Editor’s note: Our reader has a good memory. A 1975 New York Times article reported that “The New Jersey Division on Civil Rights has announced it will bring charges next week against Springdale Golf Club that it discriminated last May on the basis of race and color when it denied membership to the Princeton High School basketball coach, Marvin Trotman.

“Mr. Trotman, the first black man to apply for membership at Springdale, was allegedly rejected for unsportsmanlike conduct as a coach.”

A year later the New York Times followed up with this report: “The Springdale Golf Club, which was charged in a discrimination suit by a black who was denied admission, has accepted its first black member.

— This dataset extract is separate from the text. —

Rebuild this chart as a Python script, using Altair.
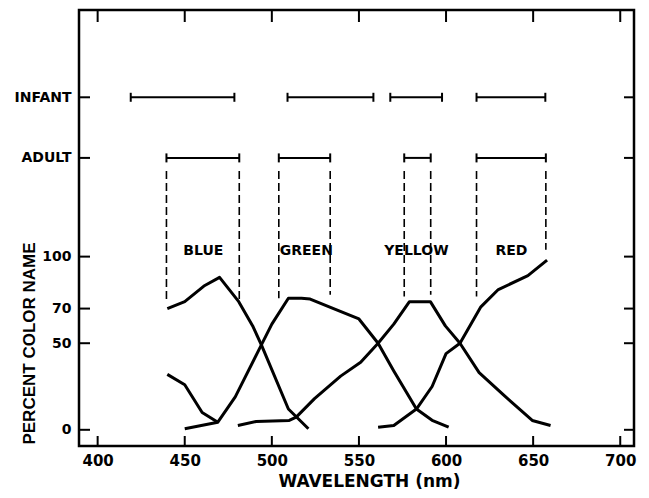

David Nesbit, a New Brunswick businessman, was admitted last month by the club, it was disclosed yesterday.

“The club had been charged with discrimination in a suit filed by Marvin Trotman, a Princeton High School coach and teacher who was denied admission. Mr. Trotman’s suit, still pending before the state Civil Rights Division, was also filed against Princeton University, the owner of the property on which the club is situated.”